Evolution of the Stokes parameters, polarization singularities, and optical skyrmion

TL;DR

This paper develops a physical theory for polarized light focusing on polarization singularities, the evolution of Stokes parameters, and introduces an optical skyrmion, revealing complex polarization structures and their dynamics.

Contribution

It presents a novel analysis of polarization singularities using Stokes parameters and constructs an optical skyrmion solution, linking polarization optics with field theory.

Findings

Polarization singularities form tube-like surfaces influenced by birefringence.

Optical activity affects the visibility of polarization singularities.

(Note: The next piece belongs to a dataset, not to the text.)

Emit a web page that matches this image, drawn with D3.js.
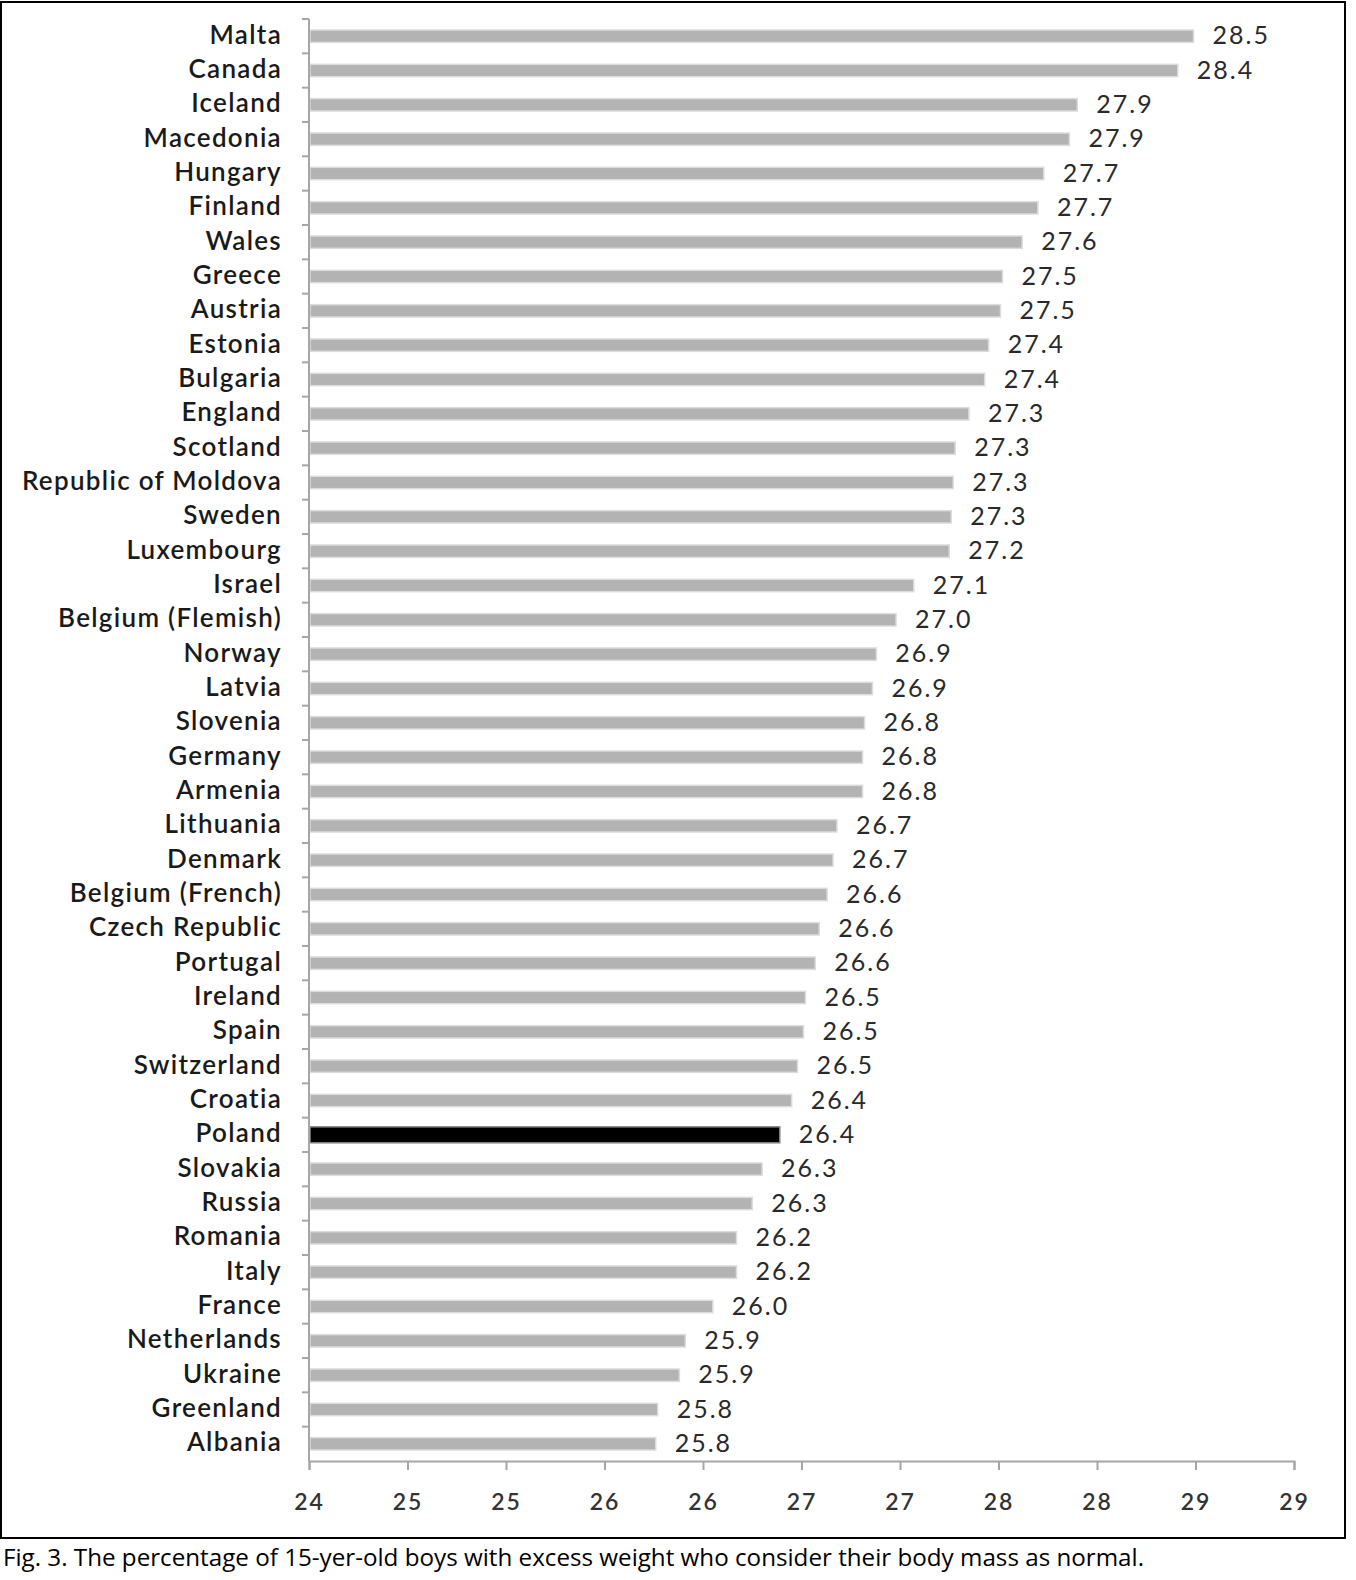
<!DOCTYPE html>
<html>
<head>
<meta charset="utf-8">
<script src="https://cdn.jsdelivr.net/npm/d3@7"></script>
<style>
  html, body { margin: 0; padding: 0; background: #fff; overflow: hidden; }
  svg { display: block; }
</style>
</head>
<body>
<svg id="chart" width="1356" height="1580"></svg>
<script>
const countries = ["Malta","Canada","Iceland","Macedonia","Hungary","Finland","Wales","Greece","Austria","Estonia","Bulgaria","England","Scotland","Republic of Moldova","Sweden","Luxembourg","Israel","Belgium (Flemish)","Norway","Latvia","Slovenia","Germany","Armenia","Lithuania","Denmark","Belgium (French)","Czech Republic","Portugal","Ireland","Spain","Switzerland","Croatia","Poland","Slovakia","Russia","Romania","Italy","France","Netherlands","Ukraine","Greenland","Albania"];
const values = [28.49,28.41,27.90,27.86,27.73,27.70,27.62,27.52,27.51,27.45,27.43,27.35,27.28,27.27,27.26,27.25,27.07,26.98,26.88,26.86,26.82,26.81,26.81,26.68,26.66,26.63,26.59,26.57,26.52,26.51,26.48,26.45,26.39,26.30,26.25,26.17,26.17,26.05,25.91,25.88,25.77,25.76];
const valueLabels = ["28.5","28.4","27.9","27.9","27.7","27.7","27.6","27.5","27.5","27.4","27.4","27.3","27.3","27.3","27.3","27.2","27.1","27.0","26.9","26.9","26.8","26.8","26.8","26.7","26.7","26.6","26.6","26.6","26.5","26.5","26.5","26.4","26.4","26.3","26.3","26.2","26.2","26.0","25.9","25.9","25.8","25.8"];
const tickValues = [24,24.5,25,25.5,26,26.5,27,27.5,28,28.5,29];
const tickLabels = ["24","25","25","26","26","27","27","28","28","29","29"];
const highlight = "Poland";
const caption = "Fig. 3. The percentage of 15-yer-old boys with excess weight who consider their body mass as normal.";

const svg = d3.select("#chart");
const font = "Lato, 'Open Sans', sans-serif";

// frame
svg.append("rect").attr("x", 1).attr("y", 2).attr("width", 1344).attr("height", 1536)
  .attr("fill", "none").attr("stroke", "#000").attr("stroke-width", 2);

const x = d3.scaleLinear().domain([24, 29]).range([309, 1294]);
const y = d3.scaleBand().domain(countries).range([19, 1461]).paddingInner(0.64).paddingOuter(0.32);

const data = countries.map((c, i) => ({c, v: values[i], l: valueLabels[i]}));

// bars
svg.append("g").selectAll("rect").data(data).join("rect")
  .attr("x", x(24) + 1)
  .attr("y", d => d.c === highlight ? y(d.c) + y.bandwidth()/2 - 8 : y(d.c))
  .attr("height", d => d.c === highlight ? 16 : y.bandwidth())
  .attr("width", d => x(d.v) - x(24) - 1)
  .attr("fill", d => d.c === highlight ? "#000" : "#b3b3b3")
  .attr("stroke", d => d.c === highlight ? "#888" : "#dcdcdc")
  .attr("stroke-width", 1.5);

// value labels
svg.append("g").selectAll("text").data(data).join("text")
  .attr("x", d => x(d.v) + 19)
  .attr("y", d => y(d.c) + y.bandwidth()/2 + 2)
  .attr("dominant-baseline", "middle")
  .attr("font-family", font).attr("font-size", 25).attr("letter-spacing", 2)
  .attr("fill", "#2a2a2a")
  .text(d => d.l);

// y axis
const yBoundaries = d3.range(countries.length).map(i => 19 + i * (1442 / countries.length));
const yg = svg.append("g");
yg.append("line").attr("x1", 309).attr("x2", 309).attr("y1", 19).attr("y2", 1461)
  .attr("stroke", "#a6a6a6").attr("stroke-width", 2);
yg.selectAll("line.t").data(yBoundaries).join("line").attr("class", "t")
  .attr("x1", 302).attr("x2", 309).attr("y1", d => d).attr("y2", d => d)
  .attr("stroke", "#a6a6a6").attr("stroke-width", 2);

// country labels
svg.append("g").selectAll("text").data(data).join("text")
  .attr("x", 282)
  .attr("y", d => y(d.c) + y.bandwidth()/2 + 1)
  .attr("text-anchor", "end").attr("dominant-baseline", "middle")
  .attr("font-family", font).attr("font-size", 26).attr("font-weight", 600)
  .attr("letter-spacing", 1.3)
  .attr("fill", "#1a1a1a")
  .text(d => d.c);

// x axis
const xAxis = d3.axisBottom(x).tickValues(tickValues)
  .tickFormat((d, i) => tickLabels[i]).tickSize(9).tickPadding(24);
const xg = svg.append("g").attr("transform", "translate(0,1461)").call(xAxis);
xg.select(".domain").attr("stroke", "#a6a6a6").attr("stroke-width", 2);
xg.selectAll(".tick line").attr("stroke", "#a6a6a6").attr("stroke-width", 2);
xg.selectAll(".tick text").attr("font-family", font).attr("font-size", 23)
  .attr("font-weight", 600).attr("letter-spacing", 2).attr("fill", "#333");

// caption
svg.append("text").attr("x", 3).attr("y", 1566)
  .attr("font-family", "'Open Sans', Lato, sans-serif").attr("font-size", 24.2).attr("fill", "#000")
  .text(caption);
</script>
</body>
</html>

An optical skyrmion solution illustrates complex polarization structures.

Abstract

A physical theory is presented for polarized light from an aspect of polarization singularity.This is carried out by analyzing the evolution equation of the Stokes parameters that is derived from the nonlinear Schrodinger type equation. The problem is explored from two aspects:The first is concerning the single mode Stokes parameter that is described by the propagation distance $ z $. The trajectory of the polarization singularities is simply given by the points satisfying a rule: $ S_3 (z) = +(-)S_0 $ and $ 0 $ ($ S_3 $ represents the third component of the Stokes parameters), which form a tube like surface centered with the C-line surrounded by L-surfaces in the presence of the linear as well as the nonlinear birefringence. It is pointed out that the optical activity (or chirality) plays an "obstacle" to reveal the polarization singularity. As the other aspect, we consider the field theoretic aspect of the Stokes parameters, for which a special solution, called an optical skyrmion, is constructed to explicate the polarization singularity.The skyrmion forms a {tube}, and the dynamical content of which is briefly discussed. On the basis of the work presented here further analysis would be expected to reveal hidden aspects of polarization optics.